WRITTEN INSTRUCTION: Copy out all lines in the data below containing the string "Python".

DATA LINES:
::::::::

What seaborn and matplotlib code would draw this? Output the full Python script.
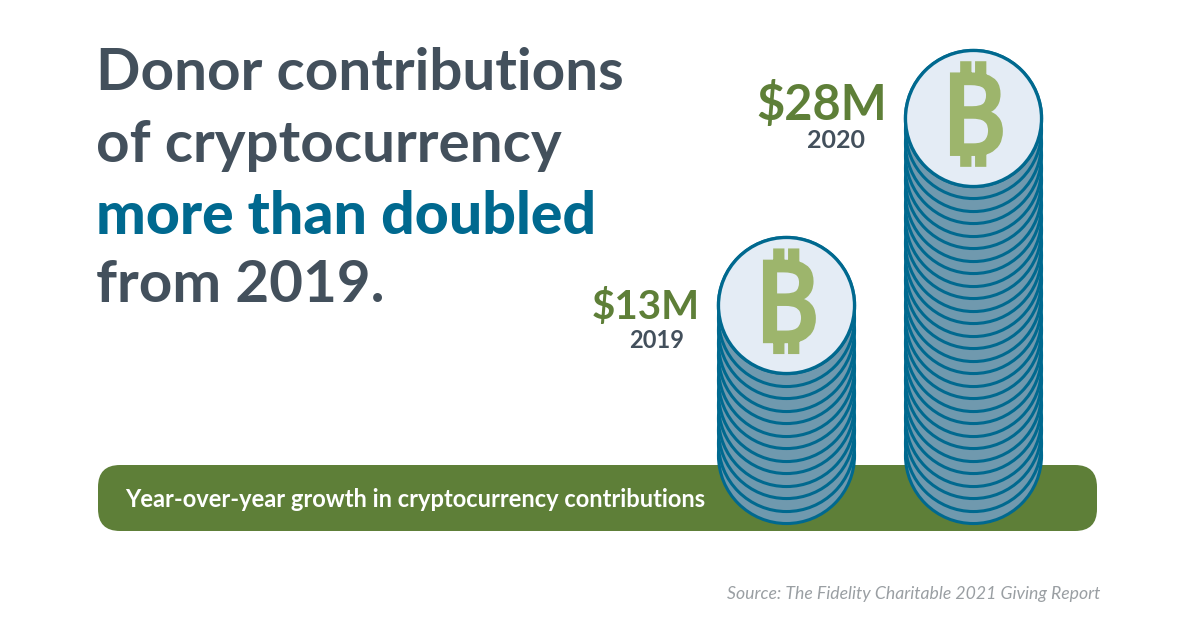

::::::::

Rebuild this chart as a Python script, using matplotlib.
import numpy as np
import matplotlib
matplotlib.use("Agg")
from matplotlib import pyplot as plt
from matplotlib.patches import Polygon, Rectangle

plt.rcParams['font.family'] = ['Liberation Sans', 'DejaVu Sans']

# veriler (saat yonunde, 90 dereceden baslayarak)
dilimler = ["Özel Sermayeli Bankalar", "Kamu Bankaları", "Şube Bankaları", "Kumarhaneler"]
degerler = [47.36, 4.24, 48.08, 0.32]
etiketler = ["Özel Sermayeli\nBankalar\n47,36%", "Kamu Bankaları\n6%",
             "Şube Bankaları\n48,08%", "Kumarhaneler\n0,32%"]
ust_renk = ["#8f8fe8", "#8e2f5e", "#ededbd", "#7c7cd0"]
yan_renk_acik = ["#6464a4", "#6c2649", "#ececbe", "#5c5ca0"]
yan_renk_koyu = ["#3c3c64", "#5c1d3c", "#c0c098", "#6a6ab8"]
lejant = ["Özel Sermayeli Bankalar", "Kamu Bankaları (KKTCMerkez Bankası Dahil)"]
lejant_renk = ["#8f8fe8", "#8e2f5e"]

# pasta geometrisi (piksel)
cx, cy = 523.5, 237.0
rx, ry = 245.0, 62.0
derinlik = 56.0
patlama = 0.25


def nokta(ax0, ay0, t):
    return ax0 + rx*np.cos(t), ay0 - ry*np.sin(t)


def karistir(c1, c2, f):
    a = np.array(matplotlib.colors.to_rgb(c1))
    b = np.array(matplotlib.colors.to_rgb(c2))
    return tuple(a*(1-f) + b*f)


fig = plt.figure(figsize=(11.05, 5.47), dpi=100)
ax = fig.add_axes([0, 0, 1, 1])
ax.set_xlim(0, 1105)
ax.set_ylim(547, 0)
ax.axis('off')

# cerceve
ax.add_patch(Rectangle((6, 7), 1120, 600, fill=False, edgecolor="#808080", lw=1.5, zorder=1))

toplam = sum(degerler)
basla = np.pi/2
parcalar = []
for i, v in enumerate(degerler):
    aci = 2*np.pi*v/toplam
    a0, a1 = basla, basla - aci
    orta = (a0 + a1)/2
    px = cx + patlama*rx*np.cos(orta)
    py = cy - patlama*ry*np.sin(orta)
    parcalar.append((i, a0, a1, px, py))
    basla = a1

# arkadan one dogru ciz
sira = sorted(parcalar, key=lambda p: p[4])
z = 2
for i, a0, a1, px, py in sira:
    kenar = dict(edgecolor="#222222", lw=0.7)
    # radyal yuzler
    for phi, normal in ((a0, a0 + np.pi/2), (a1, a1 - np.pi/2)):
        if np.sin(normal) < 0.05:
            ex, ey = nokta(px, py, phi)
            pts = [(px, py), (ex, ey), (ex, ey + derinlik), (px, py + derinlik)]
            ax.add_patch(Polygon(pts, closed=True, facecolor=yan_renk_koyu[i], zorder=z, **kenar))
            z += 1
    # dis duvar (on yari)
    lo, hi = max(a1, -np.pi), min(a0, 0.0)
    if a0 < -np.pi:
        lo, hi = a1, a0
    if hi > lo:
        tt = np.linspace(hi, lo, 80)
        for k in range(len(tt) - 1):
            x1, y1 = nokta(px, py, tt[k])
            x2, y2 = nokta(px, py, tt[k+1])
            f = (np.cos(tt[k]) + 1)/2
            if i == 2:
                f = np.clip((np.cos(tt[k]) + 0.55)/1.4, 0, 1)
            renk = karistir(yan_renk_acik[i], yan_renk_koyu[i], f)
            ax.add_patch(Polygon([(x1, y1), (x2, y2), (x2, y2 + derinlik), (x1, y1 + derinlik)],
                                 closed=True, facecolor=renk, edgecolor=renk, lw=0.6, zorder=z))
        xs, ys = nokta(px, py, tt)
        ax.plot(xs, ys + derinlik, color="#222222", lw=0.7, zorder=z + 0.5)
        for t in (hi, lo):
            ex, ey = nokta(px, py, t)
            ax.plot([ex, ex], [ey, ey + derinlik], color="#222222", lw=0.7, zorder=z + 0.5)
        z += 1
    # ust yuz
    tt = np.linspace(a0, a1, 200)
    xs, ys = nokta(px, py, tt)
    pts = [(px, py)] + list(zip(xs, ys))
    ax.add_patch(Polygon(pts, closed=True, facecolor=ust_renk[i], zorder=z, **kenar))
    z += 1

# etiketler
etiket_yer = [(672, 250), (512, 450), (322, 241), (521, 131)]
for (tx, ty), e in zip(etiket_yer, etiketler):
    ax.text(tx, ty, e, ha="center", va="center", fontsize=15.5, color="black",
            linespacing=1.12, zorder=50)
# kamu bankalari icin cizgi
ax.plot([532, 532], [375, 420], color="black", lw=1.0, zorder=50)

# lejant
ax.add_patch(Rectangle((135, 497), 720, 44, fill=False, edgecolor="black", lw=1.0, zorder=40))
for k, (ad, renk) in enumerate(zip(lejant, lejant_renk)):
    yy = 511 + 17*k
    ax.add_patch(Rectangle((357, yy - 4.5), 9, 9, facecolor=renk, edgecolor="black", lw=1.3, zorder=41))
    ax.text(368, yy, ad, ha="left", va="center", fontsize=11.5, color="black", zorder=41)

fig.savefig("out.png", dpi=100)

::::::::

EXERCISE ANSWER:
What seaborn and matplotlib code would draw this? Output the full Python script.
Rebuild this chart as a Python script, using matplotlib.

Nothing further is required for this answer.